While nobody can predict the future in terms of how the Iran deal, if approved by Congress, will affect Israel’s security or other nations worldwide, the worries people have are legitimate. While President Obama says the deal “will remove the specter of a nuclear-armed Iran, an outcome in the national security interest of the United States and Israel,” as he told Israeli Prime Minister Bibi Netanyahu in a phone call hours after signing the deal, Netanyahu vehemently disagrees, calling Iran a “rogue regime” that shouldn’t be trusted.

As it stands, AIPAC and other lobbying organizations have been coordinating efforts to sway each and every Congressional vote possible, against the deal. Given President Obama’s promise to veto any congressional vote against the deal or bill to maintain sanctions on Iran, opponents of the deal recognize that they need 67 votes in the senate to strike a fatal blow to the deal. However, in recent weeks, at the behest of the Obama administration's entreaties, many Democratic senators have expressed their support for the deal. On September 2nd, Senator Barbara Mikulski (D-MD) voiced her support for the accord, making her the 34th senator to do so, virtually denying the deal’s opponents a chance to override the president.

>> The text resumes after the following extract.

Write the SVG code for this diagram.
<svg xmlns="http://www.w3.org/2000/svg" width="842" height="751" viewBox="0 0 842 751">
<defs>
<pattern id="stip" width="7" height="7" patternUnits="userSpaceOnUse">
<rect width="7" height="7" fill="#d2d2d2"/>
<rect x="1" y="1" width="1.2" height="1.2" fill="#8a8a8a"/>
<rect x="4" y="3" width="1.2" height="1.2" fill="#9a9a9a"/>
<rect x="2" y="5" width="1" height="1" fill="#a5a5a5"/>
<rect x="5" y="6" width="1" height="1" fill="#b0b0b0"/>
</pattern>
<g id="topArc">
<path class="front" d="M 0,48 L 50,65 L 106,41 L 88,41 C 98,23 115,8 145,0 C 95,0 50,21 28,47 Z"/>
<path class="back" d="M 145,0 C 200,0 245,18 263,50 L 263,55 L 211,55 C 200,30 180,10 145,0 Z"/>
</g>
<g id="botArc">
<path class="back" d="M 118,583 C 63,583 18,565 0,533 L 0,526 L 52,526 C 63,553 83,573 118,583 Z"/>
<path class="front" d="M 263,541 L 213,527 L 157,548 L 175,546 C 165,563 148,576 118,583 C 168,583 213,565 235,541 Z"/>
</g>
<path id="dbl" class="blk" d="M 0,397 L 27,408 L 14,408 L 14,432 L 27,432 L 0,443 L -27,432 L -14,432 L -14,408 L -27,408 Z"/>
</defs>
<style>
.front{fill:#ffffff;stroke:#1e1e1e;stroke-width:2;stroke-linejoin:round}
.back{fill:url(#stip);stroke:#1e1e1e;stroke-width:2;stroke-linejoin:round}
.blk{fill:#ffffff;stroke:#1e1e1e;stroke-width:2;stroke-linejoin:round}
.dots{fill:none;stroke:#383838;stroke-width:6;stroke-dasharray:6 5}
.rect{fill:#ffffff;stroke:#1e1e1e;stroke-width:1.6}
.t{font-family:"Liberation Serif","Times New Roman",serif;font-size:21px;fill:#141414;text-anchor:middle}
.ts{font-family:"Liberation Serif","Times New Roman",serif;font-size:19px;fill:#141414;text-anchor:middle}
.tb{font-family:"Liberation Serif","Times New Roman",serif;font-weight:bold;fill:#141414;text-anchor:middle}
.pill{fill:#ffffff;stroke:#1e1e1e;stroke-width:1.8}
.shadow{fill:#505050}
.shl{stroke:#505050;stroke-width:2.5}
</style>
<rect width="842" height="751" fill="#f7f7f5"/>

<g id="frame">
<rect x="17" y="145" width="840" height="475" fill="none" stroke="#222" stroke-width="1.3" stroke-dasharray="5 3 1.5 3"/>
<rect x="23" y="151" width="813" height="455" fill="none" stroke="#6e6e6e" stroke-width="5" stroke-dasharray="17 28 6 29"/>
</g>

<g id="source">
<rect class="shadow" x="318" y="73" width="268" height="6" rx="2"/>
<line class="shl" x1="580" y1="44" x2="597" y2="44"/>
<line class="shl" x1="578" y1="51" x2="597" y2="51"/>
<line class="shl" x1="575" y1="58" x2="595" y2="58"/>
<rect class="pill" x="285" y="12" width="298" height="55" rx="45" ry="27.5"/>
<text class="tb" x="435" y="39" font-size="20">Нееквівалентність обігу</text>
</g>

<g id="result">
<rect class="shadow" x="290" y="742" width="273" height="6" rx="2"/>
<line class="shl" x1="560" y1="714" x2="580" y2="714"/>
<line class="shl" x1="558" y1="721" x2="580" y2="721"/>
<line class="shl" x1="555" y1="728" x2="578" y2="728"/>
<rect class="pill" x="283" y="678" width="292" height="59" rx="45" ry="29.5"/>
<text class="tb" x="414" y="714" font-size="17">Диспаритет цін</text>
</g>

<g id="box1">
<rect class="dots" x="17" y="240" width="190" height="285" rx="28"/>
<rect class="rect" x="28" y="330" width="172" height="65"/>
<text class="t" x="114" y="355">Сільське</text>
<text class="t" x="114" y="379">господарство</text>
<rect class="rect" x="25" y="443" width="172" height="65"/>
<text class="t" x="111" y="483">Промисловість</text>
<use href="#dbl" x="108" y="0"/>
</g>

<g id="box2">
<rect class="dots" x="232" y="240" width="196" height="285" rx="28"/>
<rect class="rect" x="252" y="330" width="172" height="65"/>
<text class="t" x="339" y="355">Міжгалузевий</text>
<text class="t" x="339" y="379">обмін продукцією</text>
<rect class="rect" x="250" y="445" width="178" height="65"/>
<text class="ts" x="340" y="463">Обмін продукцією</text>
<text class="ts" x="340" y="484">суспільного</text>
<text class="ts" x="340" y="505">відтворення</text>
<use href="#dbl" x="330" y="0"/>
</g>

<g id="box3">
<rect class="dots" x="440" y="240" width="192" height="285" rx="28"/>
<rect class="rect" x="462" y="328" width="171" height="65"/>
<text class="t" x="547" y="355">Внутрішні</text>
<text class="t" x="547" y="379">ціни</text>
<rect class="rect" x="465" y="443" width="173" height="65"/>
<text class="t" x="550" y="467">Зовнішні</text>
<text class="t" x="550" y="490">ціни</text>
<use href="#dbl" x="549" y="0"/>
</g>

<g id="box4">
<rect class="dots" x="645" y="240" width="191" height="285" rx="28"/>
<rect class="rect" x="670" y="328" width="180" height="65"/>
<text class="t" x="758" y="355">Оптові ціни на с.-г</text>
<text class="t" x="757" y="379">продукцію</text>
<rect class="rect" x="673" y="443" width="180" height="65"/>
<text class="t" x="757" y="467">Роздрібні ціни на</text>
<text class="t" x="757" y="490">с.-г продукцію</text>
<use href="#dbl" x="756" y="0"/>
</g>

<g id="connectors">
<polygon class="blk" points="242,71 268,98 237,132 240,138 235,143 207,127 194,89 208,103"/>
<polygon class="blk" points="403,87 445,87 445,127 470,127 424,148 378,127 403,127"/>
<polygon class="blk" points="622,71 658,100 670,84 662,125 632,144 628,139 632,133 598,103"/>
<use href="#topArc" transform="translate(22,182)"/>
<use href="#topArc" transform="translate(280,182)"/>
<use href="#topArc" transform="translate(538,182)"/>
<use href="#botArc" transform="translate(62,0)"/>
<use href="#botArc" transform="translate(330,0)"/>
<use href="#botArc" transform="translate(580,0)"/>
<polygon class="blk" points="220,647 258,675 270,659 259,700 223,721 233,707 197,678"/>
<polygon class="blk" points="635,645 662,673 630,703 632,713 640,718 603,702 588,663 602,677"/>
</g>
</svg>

Yet, the deal’s opponents have still steadfastly continued to rally people against the deal, organizing more rallies and urging people to call their elected representatives to have their voices heard. At an event on September 1st, Evan Ribbot, the AIPAC field organizer for YU gave a presentation against the deal and then opened the floor to questions. In response to queries about the possible failure of AIPAC’s efforts, he strongly affirmed that every vote in opposition to the deal, regardless of the final tally, is a vote expressing a segment of the country’s disapproval of the deal. He also stated that every vote against the deal will strengthen opponents of the deal efforts going forward, as they try and mitigate the potential negative outcomes it may have. It is this same sentiment that has overtaken many in the YU community, and, until the vote is held, it seems many students will continue to advocate their beliefs and rally as much opposition against the deal as possible, all while hoping for the best.